** START Listed records **

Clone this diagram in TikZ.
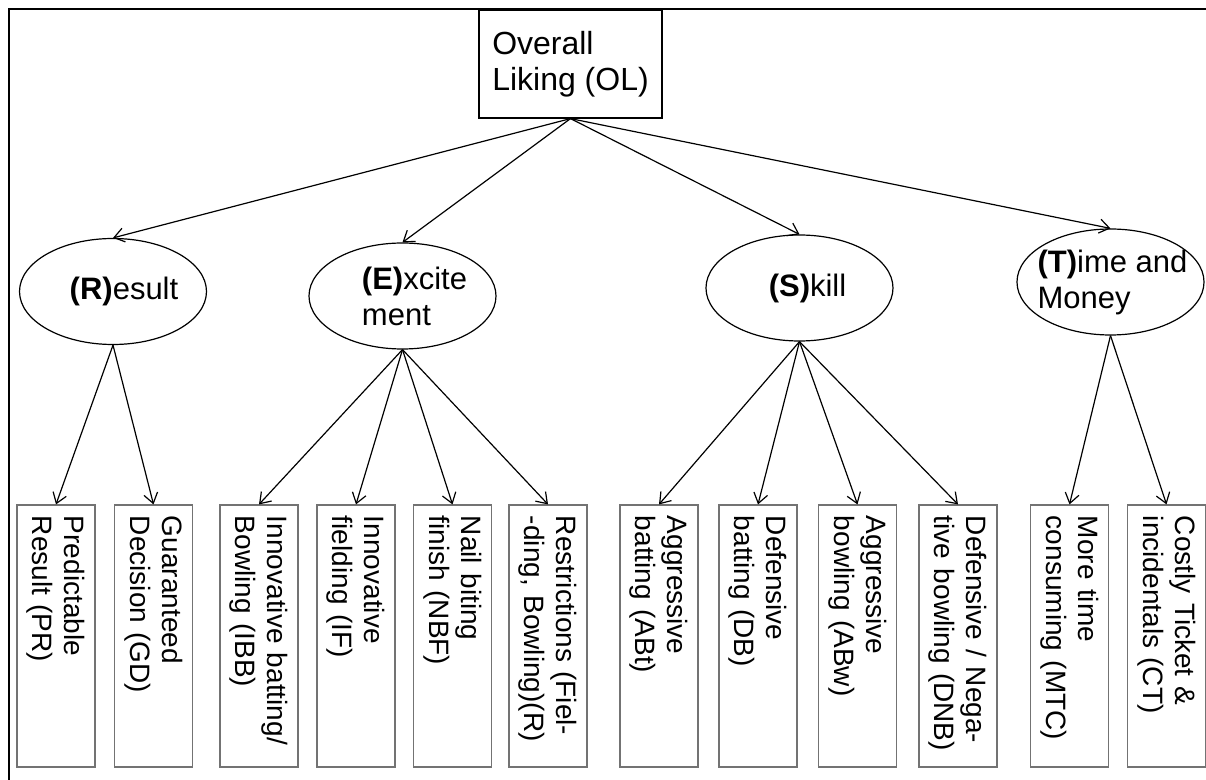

** END Listed records **
** START Listed records **

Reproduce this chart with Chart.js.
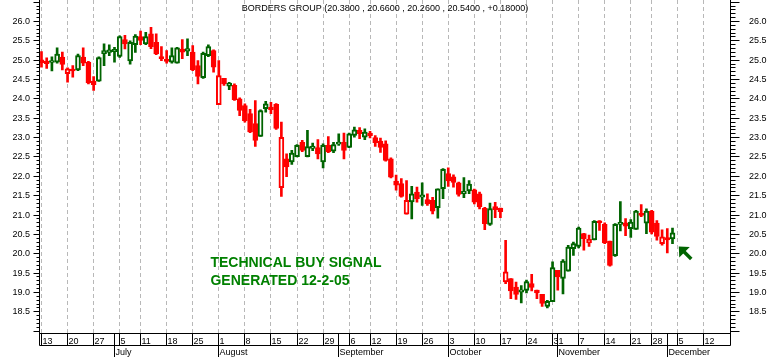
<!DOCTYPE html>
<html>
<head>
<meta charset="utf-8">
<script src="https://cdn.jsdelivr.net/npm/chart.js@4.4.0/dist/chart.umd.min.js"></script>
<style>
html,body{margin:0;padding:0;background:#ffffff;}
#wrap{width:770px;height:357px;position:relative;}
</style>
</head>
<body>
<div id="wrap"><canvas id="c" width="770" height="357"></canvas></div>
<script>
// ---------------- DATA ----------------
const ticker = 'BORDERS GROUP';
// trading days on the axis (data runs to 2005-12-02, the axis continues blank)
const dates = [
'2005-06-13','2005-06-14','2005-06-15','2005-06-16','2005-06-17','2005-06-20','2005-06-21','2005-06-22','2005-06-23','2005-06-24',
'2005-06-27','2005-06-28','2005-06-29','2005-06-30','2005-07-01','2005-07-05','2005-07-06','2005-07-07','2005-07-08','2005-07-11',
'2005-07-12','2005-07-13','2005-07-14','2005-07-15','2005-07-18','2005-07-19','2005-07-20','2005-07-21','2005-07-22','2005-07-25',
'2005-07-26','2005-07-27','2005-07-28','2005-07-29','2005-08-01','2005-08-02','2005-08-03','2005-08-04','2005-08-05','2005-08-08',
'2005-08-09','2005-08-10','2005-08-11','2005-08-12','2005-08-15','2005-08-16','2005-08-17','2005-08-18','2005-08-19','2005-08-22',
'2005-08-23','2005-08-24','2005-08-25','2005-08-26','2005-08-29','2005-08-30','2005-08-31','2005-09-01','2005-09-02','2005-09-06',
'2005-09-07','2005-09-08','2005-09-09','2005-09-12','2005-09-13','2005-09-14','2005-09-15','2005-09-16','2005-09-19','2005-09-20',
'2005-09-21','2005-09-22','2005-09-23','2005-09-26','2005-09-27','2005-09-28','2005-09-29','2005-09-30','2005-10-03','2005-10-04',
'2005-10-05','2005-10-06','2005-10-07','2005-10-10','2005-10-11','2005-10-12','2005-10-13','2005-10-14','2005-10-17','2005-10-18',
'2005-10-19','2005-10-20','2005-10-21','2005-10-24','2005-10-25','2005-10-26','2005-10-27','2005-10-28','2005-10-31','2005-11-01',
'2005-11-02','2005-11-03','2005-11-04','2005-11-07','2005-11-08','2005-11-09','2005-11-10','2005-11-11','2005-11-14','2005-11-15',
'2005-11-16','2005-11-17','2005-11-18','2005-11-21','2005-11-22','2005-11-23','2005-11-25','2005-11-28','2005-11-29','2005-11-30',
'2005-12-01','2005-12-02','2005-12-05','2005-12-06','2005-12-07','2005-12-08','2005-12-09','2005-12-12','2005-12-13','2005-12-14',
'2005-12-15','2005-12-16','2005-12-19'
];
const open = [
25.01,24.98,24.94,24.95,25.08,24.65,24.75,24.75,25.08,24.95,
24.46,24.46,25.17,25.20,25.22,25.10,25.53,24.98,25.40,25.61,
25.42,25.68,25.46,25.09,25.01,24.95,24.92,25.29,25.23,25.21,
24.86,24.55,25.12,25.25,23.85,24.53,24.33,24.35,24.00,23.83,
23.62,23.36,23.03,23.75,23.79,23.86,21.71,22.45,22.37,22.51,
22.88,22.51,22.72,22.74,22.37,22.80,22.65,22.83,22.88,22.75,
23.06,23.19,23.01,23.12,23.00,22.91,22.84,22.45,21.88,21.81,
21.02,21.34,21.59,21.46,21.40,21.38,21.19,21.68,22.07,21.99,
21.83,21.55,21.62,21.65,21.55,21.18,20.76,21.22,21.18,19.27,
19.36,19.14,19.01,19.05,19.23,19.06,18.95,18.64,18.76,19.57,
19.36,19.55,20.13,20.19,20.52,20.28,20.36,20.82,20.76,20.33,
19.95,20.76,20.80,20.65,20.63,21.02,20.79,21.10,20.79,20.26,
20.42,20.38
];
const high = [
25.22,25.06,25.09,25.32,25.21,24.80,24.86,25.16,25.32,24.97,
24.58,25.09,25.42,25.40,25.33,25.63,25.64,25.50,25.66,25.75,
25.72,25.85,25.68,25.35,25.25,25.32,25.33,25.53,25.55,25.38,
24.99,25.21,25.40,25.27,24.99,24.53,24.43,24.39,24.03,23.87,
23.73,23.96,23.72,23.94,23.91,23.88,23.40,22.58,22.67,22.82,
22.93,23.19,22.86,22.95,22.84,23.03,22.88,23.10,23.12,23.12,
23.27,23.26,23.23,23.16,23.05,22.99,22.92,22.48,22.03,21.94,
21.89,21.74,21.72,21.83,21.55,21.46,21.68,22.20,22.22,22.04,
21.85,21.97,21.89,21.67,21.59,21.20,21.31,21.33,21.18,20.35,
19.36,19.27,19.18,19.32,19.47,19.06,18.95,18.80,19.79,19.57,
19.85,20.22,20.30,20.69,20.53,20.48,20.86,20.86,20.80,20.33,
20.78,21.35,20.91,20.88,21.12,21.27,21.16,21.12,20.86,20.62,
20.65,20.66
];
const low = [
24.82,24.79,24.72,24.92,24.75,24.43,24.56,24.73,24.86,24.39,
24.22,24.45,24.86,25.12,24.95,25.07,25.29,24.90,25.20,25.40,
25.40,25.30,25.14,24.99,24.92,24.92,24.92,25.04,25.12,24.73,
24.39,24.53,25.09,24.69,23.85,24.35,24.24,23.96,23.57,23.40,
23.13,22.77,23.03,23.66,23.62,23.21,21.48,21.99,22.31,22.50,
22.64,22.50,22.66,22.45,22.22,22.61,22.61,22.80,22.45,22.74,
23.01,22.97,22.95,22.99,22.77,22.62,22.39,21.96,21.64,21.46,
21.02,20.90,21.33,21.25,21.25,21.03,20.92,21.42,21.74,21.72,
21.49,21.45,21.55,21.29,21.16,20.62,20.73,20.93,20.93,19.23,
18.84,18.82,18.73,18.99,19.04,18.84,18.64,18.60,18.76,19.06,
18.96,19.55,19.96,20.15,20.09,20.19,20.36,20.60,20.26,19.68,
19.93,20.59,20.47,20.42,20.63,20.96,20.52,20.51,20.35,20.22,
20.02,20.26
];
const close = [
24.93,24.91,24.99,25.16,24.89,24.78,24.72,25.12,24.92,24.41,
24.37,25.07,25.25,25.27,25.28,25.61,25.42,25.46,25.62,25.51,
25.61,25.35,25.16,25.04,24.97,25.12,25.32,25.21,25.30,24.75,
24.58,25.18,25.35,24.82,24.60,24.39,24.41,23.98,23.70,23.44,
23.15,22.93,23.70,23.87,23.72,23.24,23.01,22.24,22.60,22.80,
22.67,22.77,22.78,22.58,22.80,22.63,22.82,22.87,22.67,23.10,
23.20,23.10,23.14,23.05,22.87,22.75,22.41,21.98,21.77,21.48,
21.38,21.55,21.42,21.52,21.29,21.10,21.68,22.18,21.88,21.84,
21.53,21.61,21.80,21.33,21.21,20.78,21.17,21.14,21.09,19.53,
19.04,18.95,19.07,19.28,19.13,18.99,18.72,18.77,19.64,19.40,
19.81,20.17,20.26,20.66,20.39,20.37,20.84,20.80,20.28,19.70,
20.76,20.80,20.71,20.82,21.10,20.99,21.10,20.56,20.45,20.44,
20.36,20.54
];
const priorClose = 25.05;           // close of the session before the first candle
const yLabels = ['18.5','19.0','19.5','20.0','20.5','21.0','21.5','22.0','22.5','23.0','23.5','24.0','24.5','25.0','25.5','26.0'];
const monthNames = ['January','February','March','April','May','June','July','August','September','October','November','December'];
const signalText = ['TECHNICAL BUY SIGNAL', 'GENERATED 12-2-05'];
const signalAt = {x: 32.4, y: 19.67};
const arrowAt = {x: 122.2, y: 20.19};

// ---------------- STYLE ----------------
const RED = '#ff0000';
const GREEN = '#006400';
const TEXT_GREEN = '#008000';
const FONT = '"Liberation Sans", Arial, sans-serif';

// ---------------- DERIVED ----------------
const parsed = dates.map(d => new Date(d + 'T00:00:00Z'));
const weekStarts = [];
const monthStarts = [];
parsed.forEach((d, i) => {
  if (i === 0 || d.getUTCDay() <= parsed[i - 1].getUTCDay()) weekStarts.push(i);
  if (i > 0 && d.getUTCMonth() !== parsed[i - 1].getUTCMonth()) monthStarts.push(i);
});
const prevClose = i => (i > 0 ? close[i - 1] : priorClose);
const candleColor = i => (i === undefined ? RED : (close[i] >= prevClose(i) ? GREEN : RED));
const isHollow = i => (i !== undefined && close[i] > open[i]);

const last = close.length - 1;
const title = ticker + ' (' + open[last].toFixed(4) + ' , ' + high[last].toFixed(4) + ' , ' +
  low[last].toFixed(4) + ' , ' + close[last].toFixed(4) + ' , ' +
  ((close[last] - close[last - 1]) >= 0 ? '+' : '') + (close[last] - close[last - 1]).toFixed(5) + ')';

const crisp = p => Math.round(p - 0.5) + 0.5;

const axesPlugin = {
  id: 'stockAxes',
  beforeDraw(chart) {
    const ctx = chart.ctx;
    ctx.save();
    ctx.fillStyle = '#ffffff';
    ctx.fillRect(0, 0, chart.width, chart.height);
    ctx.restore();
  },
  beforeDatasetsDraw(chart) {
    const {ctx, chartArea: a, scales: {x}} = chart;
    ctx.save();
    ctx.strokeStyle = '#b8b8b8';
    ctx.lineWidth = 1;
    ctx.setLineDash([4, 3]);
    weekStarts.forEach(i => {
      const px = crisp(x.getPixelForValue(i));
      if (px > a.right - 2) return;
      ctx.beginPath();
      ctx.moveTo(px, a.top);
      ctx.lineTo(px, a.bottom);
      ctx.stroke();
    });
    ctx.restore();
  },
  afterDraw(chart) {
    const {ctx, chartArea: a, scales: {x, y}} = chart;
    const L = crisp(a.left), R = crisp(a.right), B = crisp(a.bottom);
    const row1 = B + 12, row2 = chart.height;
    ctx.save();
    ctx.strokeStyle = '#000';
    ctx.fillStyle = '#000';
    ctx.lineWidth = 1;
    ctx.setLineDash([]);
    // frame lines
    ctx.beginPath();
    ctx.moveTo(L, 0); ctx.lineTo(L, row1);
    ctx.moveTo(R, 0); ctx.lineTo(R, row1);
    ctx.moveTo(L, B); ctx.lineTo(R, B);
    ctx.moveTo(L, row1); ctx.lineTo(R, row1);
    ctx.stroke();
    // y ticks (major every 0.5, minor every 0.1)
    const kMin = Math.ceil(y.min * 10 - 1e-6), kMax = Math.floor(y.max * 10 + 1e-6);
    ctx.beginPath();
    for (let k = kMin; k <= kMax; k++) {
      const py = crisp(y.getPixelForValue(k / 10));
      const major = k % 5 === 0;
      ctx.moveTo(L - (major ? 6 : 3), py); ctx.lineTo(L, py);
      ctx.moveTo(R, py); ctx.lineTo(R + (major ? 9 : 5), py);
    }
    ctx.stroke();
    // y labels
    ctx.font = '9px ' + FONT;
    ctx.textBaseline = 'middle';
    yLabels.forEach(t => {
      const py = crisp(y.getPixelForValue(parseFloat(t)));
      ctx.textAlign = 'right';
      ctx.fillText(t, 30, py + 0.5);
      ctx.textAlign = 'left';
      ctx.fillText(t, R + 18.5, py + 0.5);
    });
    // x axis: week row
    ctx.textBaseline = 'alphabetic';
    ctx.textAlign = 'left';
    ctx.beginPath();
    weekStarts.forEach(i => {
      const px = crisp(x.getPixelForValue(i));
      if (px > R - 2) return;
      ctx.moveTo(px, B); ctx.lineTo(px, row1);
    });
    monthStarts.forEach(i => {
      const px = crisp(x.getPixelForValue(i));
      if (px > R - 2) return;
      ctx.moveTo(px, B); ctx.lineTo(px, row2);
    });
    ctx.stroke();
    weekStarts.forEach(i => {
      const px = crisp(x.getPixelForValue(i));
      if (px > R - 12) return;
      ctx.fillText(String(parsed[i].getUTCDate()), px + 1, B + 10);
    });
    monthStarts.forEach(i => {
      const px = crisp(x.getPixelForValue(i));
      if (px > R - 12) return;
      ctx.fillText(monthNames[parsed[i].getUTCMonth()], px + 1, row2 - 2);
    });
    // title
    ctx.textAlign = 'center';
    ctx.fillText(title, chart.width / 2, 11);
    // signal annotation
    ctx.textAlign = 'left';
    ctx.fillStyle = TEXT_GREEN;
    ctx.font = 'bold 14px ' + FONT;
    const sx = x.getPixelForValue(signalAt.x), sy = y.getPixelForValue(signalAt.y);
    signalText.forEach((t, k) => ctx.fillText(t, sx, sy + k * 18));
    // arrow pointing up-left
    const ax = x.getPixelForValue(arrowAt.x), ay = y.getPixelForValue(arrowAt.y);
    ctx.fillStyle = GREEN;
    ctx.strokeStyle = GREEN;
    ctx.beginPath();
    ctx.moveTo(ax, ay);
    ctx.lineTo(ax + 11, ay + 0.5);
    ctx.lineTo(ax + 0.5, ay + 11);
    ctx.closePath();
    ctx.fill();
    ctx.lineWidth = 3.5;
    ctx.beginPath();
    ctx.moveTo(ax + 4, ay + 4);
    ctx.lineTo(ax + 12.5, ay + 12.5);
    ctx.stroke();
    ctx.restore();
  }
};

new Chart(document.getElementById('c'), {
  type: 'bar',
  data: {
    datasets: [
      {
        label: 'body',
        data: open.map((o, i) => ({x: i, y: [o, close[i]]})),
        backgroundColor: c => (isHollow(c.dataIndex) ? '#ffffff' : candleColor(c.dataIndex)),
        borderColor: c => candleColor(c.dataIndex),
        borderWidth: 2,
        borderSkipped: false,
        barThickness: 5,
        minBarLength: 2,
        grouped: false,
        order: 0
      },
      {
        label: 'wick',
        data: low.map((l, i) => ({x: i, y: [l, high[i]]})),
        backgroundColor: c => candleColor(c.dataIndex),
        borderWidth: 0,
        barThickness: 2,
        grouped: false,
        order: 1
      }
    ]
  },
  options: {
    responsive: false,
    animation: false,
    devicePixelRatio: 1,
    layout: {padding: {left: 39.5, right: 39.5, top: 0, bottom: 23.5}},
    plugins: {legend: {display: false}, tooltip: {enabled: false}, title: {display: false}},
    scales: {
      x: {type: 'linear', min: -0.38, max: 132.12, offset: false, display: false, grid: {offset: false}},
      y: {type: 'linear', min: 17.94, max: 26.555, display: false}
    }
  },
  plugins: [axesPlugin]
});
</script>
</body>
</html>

** END Listed records **

* [Task goal]:
Your task is to gather every line with the word "this" and copy it.

* [Response to the exercise]:
Clone this diagram in TikZ.
Reproduce this chart with Chart.js.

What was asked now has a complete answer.